EXERCISE
Copy every line of the data that contains the string "this".

-.-.-

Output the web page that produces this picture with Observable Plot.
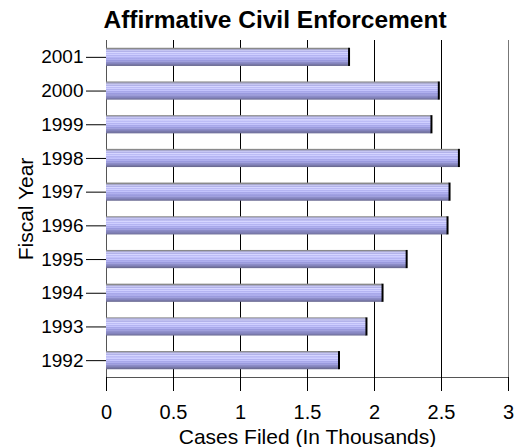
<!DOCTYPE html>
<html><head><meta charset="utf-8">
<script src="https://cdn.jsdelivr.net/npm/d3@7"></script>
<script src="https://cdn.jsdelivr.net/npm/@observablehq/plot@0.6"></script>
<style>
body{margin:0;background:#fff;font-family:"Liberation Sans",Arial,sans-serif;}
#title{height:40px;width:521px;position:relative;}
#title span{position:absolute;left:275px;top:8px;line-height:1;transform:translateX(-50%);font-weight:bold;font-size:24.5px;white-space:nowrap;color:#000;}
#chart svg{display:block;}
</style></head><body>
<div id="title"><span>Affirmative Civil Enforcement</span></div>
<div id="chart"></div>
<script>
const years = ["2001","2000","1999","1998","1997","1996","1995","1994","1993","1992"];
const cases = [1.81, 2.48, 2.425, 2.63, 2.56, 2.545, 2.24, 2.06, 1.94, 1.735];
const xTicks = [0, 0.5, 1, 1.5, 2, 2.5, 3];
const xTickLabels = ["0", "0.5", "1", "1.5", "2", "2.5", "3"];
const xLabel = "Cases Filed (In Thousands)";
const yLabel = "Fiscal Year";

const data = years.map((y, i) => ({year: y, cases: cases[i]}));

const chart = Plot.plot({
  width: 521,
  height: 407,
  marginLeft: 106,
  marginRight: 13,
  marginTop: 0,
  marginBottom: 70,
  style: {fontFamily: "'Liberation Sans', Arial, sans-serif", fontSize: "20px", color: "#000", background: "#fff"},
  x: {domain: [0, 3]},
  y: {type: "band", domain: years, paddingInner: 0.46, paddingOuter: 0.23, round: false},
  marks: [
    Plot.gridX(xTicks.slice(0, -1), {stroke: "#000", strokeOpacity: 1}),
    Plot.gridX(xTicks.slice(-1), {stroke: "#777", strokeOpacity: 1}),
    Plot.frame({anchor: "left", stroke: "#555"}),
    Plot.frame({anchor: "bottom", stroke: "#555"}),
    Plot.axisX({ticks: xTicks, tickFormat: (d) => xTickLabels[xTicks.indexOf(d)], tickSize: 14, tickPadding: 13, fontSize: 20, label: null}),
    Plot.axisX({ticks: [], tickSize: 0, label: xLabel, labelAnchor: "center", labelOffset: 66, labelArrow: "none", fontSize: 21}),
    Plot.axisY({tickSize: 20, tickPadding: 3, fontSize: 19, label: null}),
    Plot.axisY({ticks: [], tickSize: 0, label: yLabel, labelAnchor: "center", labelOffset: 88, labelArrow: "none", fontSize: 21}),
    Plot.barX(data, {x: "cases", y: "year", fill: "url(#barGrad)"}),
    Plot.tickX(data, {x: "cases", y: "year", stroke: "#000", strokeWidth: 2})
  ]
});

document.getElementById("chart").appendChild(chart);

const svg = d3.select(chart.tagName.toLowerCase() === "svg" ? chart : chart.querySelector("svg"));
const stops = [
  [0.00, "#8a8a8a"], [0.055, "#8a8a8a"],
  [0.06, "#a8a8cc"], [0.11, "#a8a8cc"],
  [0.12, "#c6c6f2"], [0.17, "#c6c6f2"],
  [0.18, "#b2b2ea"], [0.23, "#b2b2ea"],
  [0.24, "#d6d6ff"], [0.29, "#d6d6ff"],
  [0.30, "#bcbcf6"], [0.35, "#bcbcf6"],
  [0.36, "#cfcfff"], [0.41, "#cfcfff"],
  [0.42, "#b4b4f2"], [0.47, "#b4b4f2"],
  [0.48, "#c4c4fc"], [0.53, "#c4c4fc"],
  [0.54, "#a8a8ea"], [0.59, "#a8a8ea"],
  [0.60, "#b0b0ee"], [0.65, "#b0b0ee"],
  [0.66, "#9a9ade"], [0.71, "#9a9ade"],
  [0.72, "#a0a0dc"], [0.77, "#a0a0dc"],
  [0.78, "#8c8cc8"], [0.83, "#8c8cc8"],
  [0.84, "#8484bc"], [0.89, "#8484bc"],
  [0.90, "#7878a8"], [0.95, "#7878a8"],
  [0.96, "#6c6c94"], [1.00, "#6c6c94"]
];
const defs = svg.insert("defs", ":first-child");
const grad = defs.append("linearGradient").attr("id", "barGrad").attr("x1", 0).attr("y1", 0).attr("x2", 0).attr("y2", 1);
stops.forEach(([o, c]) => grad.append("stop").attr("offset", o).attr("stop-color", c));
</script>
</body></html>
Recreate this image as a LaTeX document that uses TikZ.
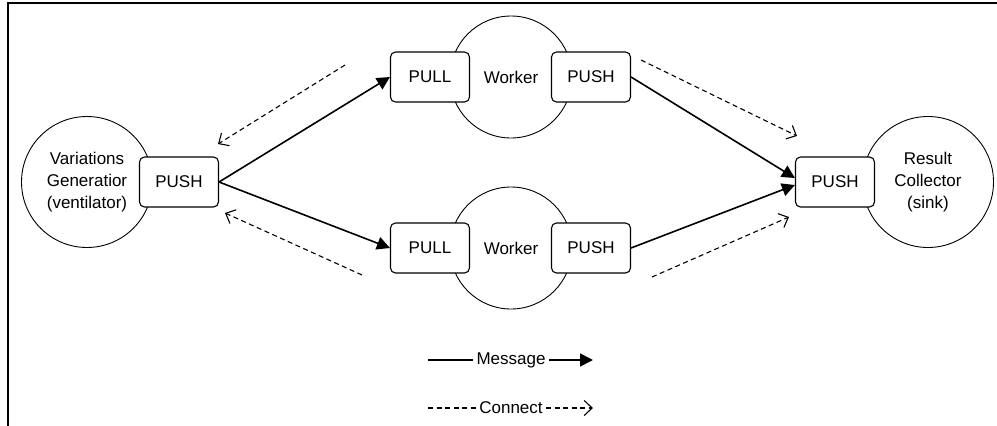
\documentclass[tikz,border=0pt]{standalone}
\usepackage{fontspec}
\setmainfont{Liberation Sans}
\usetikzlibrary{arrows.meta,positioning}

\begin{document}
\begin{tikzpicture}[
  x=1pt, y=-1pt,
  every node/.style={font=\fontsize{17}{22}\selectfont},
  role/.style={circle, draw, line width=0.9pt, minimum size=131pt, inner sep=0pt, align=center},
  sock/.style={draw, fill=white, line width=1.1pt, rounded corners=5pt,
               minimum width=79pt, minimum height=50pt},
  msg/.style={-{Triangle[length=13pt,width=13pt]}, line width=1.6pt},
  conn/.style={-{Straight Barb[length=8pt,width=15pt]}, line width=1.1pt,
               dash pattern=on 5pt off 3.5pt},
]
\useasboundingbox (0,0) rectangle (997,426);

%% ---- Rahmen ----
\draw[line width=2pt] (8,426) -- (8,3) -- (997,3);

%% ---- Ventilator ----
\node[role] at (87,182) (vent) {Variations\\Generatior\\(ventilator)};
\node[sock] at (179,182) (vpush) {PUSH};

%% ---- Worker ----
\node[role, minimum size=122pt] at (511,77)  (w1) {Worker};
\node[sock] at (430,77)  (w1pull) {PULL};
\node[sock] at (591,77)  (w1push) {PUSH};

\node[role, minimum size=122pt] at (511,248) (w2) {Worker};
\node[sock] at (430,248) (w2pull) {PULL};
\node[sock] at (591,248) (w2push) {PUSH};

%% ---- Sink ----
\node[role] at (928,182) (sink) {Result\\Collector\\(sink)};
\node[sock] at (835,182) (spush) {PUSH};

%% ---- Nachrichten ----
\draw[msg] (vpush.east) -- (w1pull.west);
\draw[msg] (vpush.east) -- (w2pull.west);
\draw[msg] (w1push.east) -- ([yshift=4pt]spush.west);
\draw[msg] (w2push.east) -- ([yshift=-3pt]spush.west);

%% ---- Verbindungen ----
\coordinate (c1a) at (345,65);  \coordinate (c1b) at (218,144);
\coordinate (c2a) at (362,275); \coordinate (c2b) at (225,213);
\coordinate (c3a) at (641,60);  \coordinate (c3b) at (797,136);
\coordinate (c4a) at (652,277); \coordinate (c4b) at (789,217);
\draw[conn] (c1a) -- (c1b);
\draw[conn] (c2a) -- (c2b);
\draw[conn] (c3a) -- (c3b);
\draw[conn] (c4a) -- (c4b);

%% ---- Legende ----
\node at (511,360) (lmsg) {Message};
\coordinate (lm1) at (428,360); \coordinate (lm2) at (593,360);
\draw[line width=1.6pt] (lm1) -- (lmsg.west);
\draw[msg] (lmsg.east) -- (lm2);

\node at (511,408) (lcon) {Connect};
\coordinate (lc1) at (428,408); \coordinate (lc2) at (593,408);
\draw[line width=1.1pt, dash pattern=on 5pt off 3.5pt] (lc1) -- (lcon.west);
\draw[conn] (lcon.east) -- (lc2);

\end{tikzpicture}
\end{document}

-.-.-

EXERCISE SOLUTION
Output the web page that produces this picture with Observable Plot.
Recreate this image as a LaTeX document that uses TikZ.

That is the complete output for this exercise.